Second, ask yourself how many articles you have seen over the last several months noting how oversold VIX is, and how many people expect an “imminent reversal?” Now, let’s put our reasonable hats on, and recognize that none of them “caused” a reaction as we saw on Thursday. So, could it simply be that this note did not “cause” the reaction but was simply put out around the same time as the market topped – and topped at the point we even expected it to top?
Third, if Newtonian-based analysts have to stretch so far to find some event or news such as an analyst telling us that VIX is historically low to present a “causation” argument for the drop we experienced in the market on Thursday, then it certainly tells us how desperate the bears have become, and how specious such “analysis” really is. Has not every analyst and their mother explained to you for the last year that volatility is too low and will reverse imminently? Did even one of them “cause” a drop in the market?

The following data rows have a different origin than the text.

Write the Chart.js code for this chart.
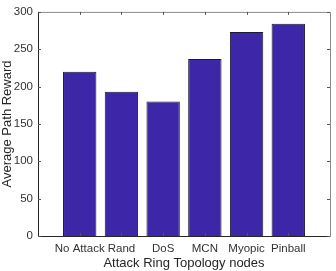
<!DOCTYPE html>
<html><head><meta charset="utf-8">
<script src="https://cdn.jsdelivr.net/npm/chart.js@4/dist/chart.umd.min.js"></script>
<style>html,body{margin:0;padding:0;background:#fff}#wrap{width:336px;height:271px}</style>
</head><body><div id="wrap"><canvas id="c" width="336" height="271"></canvas></div>
<script>
const categories = ['No Attack', 'Rand', 'DoS', 'MCN', 'Myopic', 'Pinball'];
const rewards = [220, 193, 180, 237, 273, 284];
const yTicks = [0, 50, 100, 150, 200, 250, 300];
const xTitle = 'Attack Ring Topology nodes';
const yTitle = 'Average Path Reward';

const FONT = 'Liberation Sans, Arial, Helvetica, sans-serif';
const boxPlugin = {
  id: 'box',
  afterDatasetsDraw(chart) {
    const {ctx, chartArea: a, scales: {x, y}} = chart;
    ctx.save();
    ctx.lineWidth = 1;
    ctx.strokeStyle = '#8a8a8a';
    ctx.beginPath();
    ctx.moveTo(a.left, a.top + 0.5); ctx.lineTo(a.right + 0.5, a.top + 0.5); ctx.lineTo(a.right + 0.5, a.bottom);
    ctx.stroke();
    ctx.strokeStyle = '#262626';
    ctx.beginPath();
    ctx.moveTo(a.left + 0.5, a.top); ctx.lineTo(a.left + 0.5, a.bottom + 0.5); ctx.lineTo(a.right + 0.5, a.bottom + 0.5);
    ctx.stroke();
    const L = 3;
    ctx.strokeStyle = '#555';
    ctx.beginPath();
    categories.forEach((c, i) => {
      const px = Math.round(x.getPixelForValue(i + 1)) + 0.5;
      ctx.moveTo(px, a.bottom); ctx.lineTo(px, a.bottom - L);
      ctx.moveTo(px, a.top); ctx.lineTo(px, a.top + L);
    });
    yTicks.forEach(v => {
      const py = Math.round(y.getPixelForValue(v)) + 0.5;
      ctx.moveTo(a.left, py); ctx.lineTo(a.left + L, py);
      ctx.moveTo(a.right, py); ctx.lineTo(a.right - L, py);
    });
    ctx.stroke();
    ctx.restore();
  }
};

new Chart(document.getElementById('c'), {
  type: 'bar',
  data: {
    datasets: [{
      data: rewards.map((v, i) => ({x: i + 1, y: v})),
      backgroundColor: '#3e26a8',
      borderColor: '#1a1a3a',
      borderWidth: 1,
      barPercentage: 0.8,
      categoryPercentage: 1.0
    }]
  },
  options: {
    responsive: false,
    animation: false,
    events: [],
    layout: {padding: {top: 9, right: 6, left: 0, bottom: 0}},
    plugins: {legend: {display: false}, tooltip: {enabled: false}},
    scales: {
      x: {
        type: 'linear', min: 0, max: 7, offset: false,
        afterBuildTicks: s => { s.ticks = categories.map((c, i) => ({value: i + 1})); },
        afterFit: s => { s.height = 35; },
        grid: {display: false, drawTicks: false},
        border: {display: false},
        ticks: {
          autoSkip: false, maxRotation: 0, padding: 6,
          color: '#333', font: {family: FONT, size: 11.5},
          callback: v => categories[v - 1] ?? ''
        },
        title: {display: true, text: xTitle, color: '#262626', font: {family: FONT, size: 13}, padding: {top: 1, bottom: 0}}
      },
      y: {
        min: 0, max: 300,
        afterBuildTicks: s => { s.ticks = yTicks.map(v => ({value: v})); },
        afterFit: s => { s.width = 38; },
        grid: {display: false, drawTicks: false},
        border: {display: false},
        ticks: {padding: 5, color: '#333', font: {family: FONT, size: 11.5}},
        title: {display: true, text: yTitle, color: '#262626', font: {family: FONT, size: 13}, padding: {top: 0, bottom: 0}}
      }
    }
  },
  plugins: [boxPlugin]
});
</script></body></html>
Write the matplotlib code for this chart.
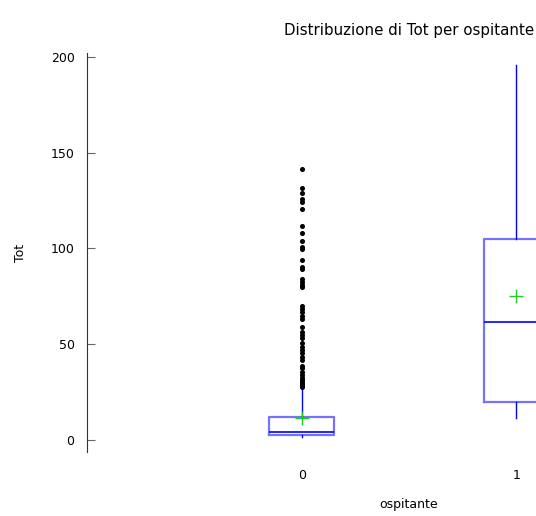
import numpy as np
import matplotlib
matplotlib.use("Agg")
import matplotlib.pyplot as plt

# categories and box statistics
categories = ["0", "1"]
q1 = [2.6, 19.8]
med = [4.2, 61.8]
q3 = [12.2, 105.0]
wlo = [1.5, 11.2]
whi = [27.5, 196.0]
means = [11.4, 75.0]

outliers_0 = [141.5, 131.6, 129.0, 125.8, 124.3, 120.6, 111.7, 108.1, 103.9, 100.8,
              99.7, 94.0, 90.3, 89.3, 84.1, 82.5, 81.0, 79.9, 70.0, 68.4, 66.8, 64.8,
              63.2, 59.0, 56.4, 54.8, 53.3, 50.7, 48.6, 47.0, 45.4, 43.3, 41.8, 38.6,
              37.6, 35.5, 33.9, 32.4, 31.2, 30.3, 29.4, 28.7, 28.2, 27.7]
outliers_1 = []

stats = []
fl = [outliers_0, outliers_1]
for i in range(len(categories)):
	stats.append(dict(q1=q1[i], med=med[i], q3=q3[i], whislo=wlo[i], whishi=whi[i],
	                  mean=means[i], fliers=fl[i], label=categories[i]))

plt.rcParams['font.family'] = ['DejaVu Sans']
plt.rcParams['font.size'] = 9

fig = plt.figure(figsize=(5.36, 5.16), dpi=100)
ax = fig.add_axes([87/536, 64/516, 644/536, 399/516])

ax.bxp(stats, positions=[0, 1], widths=0.3, showmeans=True, showcaps=False,
       boxprops=dict(color=(0, 0, 1, 0.55), linewidth=1.6),
       medianprops=dict(color='blue', linewidth=1.2),
       whiskerprops=dict(color='blue', linewidth=1.0),
       meanprops=dict(marker='+', markeredgecolor='#22cc22', markersize=10, markeredgewidth=1.0),
       flierprops=dict(marker='o', markerfacecolor='black', markeredgecolor='black', markersize=2.6))

ax.set_xlim(-1, 2)
ax.set_ylim(-6.3, 202.1)
ax.set_yticks([0, 50, 100, 150, 200])
ax.set_xticks([0, 1])
ax.set_xticklabels(categories)

for s in ['top', 'right', 'bottom']:
	ax.spines[s].set_visible(False)
ax.spines['left'].set_color('#333333')
ax.tick_params(axis='y', direction='in', length=6, color='#666666', pad=9)
ax.tick_params(axis='x', length=0, pad=12)

ax.set_title("Distribuzione di Tot per ospitante", pad=13)
ax.set_xlabel("ospitante", labelpad=12)
ax.set_ylabel("Tot", labelpad=17)

fig.savefig("out.png", dpi=100)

At some point, if you want to have a better chance at outperforming the market, you will have to begin to think differently than the rest of the market. Whereas the great majority of market participants are focused upon news events (which have clearly meant nothing during this 40% rally), or Wall Street analyst perspectives (which have also meant nothing during this 40% rally), or other economic matrices suggesting that the market is topping for the last two years, if one maintained a simple focus only upon market sentiment, one would have outperformed the great majority of market participants, and especially the ones who “knew” the market was wrong.
In the short term, as long as the market maintains over the 2450SPX region, I still believe we have one more short-term rally phase until our longer-term wave (3) off the February lows has completed. My ideal target for that is in the 2500SPX region. However, should we break 2450SPX, and follow through strongly below 2440SPX, it opens the door to us having topped in wave (3) just a little earlier than I had expected.